• [Objective]:
Reproduce the following material exactly, including every line.

• [Given material]:
%%

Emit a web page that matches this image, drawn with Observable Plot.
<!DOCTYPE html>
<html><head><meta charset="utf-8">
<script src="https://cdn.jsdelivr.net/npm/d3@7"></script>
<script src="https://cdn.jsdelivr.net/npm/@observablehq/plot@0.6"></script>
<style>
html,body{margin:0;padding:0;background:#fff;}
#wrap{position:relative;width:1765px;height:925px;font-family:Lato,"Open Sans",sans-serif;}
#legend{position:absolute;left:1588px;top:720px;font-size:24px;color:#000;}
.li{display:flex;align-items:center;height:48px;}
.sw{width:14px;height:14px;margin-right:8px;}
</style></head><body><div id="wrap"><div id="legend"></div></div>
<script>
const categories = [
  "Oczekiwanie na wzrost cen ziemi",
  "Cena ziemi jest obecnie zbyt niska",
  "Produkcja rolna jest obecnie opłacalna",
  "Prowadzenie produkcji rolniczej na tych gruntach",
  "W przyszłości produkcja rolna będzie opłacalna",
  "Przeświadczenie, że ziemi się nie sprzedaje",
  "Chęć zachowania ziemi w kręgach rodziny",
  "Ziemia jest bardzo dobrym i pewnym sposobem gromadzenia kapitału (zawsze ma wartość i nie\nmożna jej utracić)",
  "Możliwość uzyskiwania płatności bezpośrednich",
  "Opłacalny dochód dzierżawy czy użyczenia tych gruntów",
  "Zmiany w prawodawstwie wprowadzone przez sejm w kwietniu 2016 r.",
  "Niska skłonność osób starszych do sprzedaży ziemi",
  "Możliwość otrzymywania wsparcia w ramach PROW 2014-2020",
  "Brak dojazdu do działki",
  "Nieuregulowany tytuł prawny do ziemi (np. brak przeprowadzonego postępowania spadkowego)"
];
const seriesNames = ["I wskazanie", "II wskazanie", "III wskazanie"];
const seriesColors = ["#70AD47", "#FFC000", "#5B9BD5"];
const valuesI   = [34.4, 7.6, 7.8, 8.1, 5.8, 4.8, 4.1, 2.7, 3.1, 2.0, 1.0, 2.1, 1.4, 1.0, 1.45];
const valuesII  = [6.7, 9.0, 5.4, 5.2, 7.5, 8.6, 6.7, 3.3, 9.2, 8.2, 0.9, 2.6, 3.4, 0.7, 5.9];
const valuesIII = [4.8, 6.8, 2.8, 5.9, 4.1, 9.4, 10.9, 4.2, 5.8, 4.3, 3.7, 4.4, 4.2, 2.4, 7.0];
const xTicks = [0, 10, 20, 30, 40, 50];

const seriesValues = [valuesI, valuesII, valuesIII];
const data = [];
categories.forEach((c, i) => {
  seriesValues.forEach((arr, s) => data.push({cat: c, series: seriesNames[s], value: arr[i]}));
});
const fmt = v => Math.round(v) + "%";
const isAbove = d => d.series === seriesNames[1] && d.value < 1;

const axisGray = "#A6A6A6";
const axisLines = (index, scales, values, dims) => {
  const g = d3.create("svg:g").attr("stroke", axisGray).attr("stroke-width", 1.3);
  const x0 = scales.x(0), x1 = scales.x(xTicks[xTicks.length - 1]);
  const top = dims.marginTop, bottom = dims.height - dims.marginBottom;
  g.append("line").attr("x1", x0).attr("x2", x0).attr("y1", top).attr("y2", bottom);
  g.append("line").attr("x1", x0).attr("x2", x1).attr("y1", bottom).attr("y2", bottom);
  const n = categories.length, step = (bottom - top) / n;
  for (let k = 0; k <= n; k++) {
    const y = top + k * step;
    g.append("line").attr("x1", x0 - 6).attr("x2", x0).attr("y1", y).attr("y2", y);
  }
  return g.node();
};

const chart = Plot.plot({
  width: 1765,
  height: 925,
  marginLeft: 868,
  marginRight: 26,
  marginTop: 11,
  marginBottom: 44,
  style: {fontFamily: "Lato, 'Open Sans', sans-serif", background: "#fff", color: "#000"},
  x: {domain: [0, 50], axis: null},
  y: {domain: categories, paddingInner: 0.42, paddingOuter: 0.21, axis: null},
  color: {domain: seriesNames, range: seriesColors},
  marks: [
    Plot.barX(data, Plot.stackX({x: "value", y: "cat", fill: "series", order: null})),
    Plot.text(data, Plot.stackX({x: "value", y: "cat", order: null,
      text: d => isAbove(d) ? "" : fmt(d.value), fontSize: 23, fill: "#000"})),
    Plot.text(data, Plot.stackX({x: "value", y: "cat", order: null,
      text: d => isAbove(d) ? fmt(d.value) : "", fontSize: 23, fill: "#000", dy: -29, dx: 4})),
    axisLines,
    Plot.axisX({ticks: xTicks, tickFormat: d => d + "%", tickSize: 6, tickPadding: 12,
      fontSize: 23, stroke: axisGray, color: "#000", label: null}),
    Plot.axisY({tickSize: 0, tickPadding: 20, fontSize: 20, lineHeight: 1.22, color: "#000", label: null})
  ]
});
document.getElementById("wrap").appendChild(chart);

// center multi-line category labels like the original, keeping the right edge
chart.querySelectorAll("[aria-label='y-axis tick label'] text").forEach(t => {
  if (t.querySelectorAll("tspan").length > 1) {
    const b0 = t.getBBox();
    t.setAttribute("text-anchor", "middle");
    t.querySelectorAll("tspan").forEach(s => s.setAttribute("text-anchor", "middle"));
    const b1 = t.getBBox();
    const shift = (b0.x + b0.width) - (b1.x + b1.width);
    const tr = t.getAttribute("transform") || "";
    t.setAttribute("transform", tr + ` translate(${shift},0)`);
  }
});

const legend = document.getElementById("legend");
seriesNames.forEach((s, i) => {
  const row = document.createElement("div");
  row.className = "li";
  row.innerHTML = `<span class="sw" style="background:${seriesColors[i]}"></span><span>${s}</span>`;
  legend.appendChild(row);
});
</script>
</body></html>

%%

• [Written solution]:
Emit a web page that matches this image, drawn with Observable Plot.
<!DOCTYPE html>
<html><head><meta charset="utf-8">
<script src="https://cdn.jsdelivr.net/npm/d3@7"></script>
<script src="https://cdn.jsdelivr.net/npm/@observablehq/plot@0.6"></script>
<style>
html,body{margin:0;padding:0;background:#fff;}
#wrap{position:relative;width:1765px;height:925px;font-family:Lato,"Open Sans",sans-serif;}
#legend{position:absolute;left:1588px;top:720px;font-size:24px;color:#000;}
.li{display:flex;align-items:center;height:48px;}
.sw{width:14px;height:14px;margin-right:8px;}
</style></head><body><div id="wrap"><div id="legend"></div></div>
<script>
const categories = [
  "Oczekiwanie na wzrost cen ziemi",
  "Cena ziemi jest obecnie zbyt niska",
  "Produkcja rolna jest obecnie opłacalna",
  "Prowadzenie produkcji rolniczej na tych gruntach",
  "W przyszłości produkcja rolna będzie opłacalna",
  "Przeświadczenie, że ziemi się nie sprzedaje",
  "Chęć zachowania ziemi w kręgach rodziny",
  "Ziemia jest bardzo dobrym i pewnym sposobem gromadzenia kapitału (zawsze ma wartość i nie\nmożna jej utracić)",
  "Możliwość uzyskiwania płatności bezpośrednich",
  "Opłacalny dochód dzierżawy czy użyczenia tych gruntów",
  "Zmiany w prawodawstwie wprowadzone przez sejm w kwietniu 2016 r.",
  "Niska skłonność osób starszych do sprzedaży ziemi",
  "Możliwość otrzymywania wsparcia w ramach PROW 2014-2020",
  "Brak dojazdu do działki",
  "Nieuregulowany tytuł prawny do ziemi (np. brak przeprowadzonego postępowania spadkowego)"
];
const seriesNames = ["I wskazanie", "II wskazanie", "III wskazanie"];
const seriesColors = ["#70AD47", "#FFC000", "#5B9BD5"];
const valuesI   = [34.4, 7.6, 7.8, 8.1, 5.8, 4.8, 4.1, 2.7, 3.1, 2.0, 1.0, 2.1, 1.4, 1.0, 1.45];
const valuesII  = [6.7, 9.0, 5.4, 5.2, 7.5, 8.6, 6.7, 3.3, 9.2, 8.2, 0.9, 2.6, 3.4, 0.7, 5.9];
const valuesIII = [4.8, 6.8, 2.8, 5.9, 4.1, 9.4, 10.9, 4.2, 5.8, 4.3, 3.7, 4.4, 4.2, 2.4, 7.0];
const xTicks = [0, 10, 20, 30, 40, 50];

const seriesValues = [valuesI, valuesII, valuesIII];
const data = [];
categories.forEach((c, i) => {
  seriesValues.forEach((arr, s) => data.push({cat: c, series: seriesNames[s], value: arr[i]}));
});
const fmt = v => Math.round(v) + "%";
const isAbove = d => d.series === seriesNames[1] && d.value < 1;

const axisGray = "#A6A6A6";
const axisLines = (index, scales, values, dims) => {
  const g = d3.create("svg:g").attr("stroke", axisGray).attr("stroke-width", 1.3);
  const x0 = scales.x(0), x1 = scales.x(xTicks[xTicks.length - 1]);
  const top = dims.marginTop, bottom = dims.height - dims.marginBottom;
  g.append("line").attr("x1", x0).attr("x2", x0).attr("y1", top).attr("y2", bottom);
  g.append("line").attr("x1", x0).attr("x2", x1).attr("y1", bottom).attr("y2", bottom);
  const n = categories.length, step = (bottom - top) / n;
  for (let k = 0; k <= n; k++) {
    const y = top + k * step;
    g.append("line").attr("x1", x0 - 6).attr("x2", x0).attr("y1", y).attr("y2", y);
  }
  return g.node();
};

const chart = Plot.plot({
  width: 1765,
  height: 925,
  marginLeft: 868,
  marginRight: 26,
  marginTop: 11,
  marginBottom: 44,
  style: {fontFamily: "Lato, 'Open Sans', sans-serif", background: "#fff", color: "#000"},
  x: {domain: [0, 50], axis: null},
  y: {domain: categories, paddingInner: 0.42, paddingOuter: 0.21, axis: null},
  color: {domain: seriesNames, range: seriesColors},
  marks: [
    Plot.barX(data, Plot.stackX({x: "value", y: "cat", fill: "series", order: null})),
    Plot.text(data, Plot.stackX({x: "value", y: "cat", order: null,
      text: d => isAbove(d) ? "" : fmt(d.value), fontSize: 23, fill: "#000"})),
    Plot.text(data, Plot.stackX({x: "value", y: "cat", order: null,
      text: d => isAbove(d) ? fmt(d.value) : "", fontSize: 23, fill: "#000", dy: -29, dx: 4})),
    axisLines,
    Plot.axisX({ticks: xTicks, tickFormat: d => d + "%", tickSize: 6, tickPadding: 12,
      fontSize: 23, stroke: axisGray, color: "#000", label: null}),
    Plot.axisY({tickSize: 0, tickPadding: 20, fontSize: 20, lineHeight: 1.22, color: "#000", label: null})
  ]
});
document.getElementById("wrap").appendChild(chart);

// center multi-line category labels like the original, keeping the right edge
chart.querySelectorAll("[aria-label='y-axis tick label'] text").forEach(t => {
  if (t.querySelectorAll("tspan").length > 1) {
    const b0 = t.getBBox();
    t.setAttribute("text-anchor", "middle");
    t.querySelectorAll("tspan").forEach(s => s.setAttribute("text-anchor", "middle"));
    const b1 = t.getBBox();
    const shift = (b0.x + b0.width) - (b1.x + b1.width);
    const tr = t.getAttribute("transform") || "";
    t.setAttribute("transform", tr + ` translate(${shift},0)`);
  }
});

const legend = document.getElementById("legend");
seriesNames.forEach((s, i) => {
  const row = document.createElement("div");
  row.className = "li";
  row.innerHTML = `<span class="sw" style="background:${seriesColors[i]}"></span><span>${s}</span>`;
  legend.appendChild(row);
});
</script>
</body></html>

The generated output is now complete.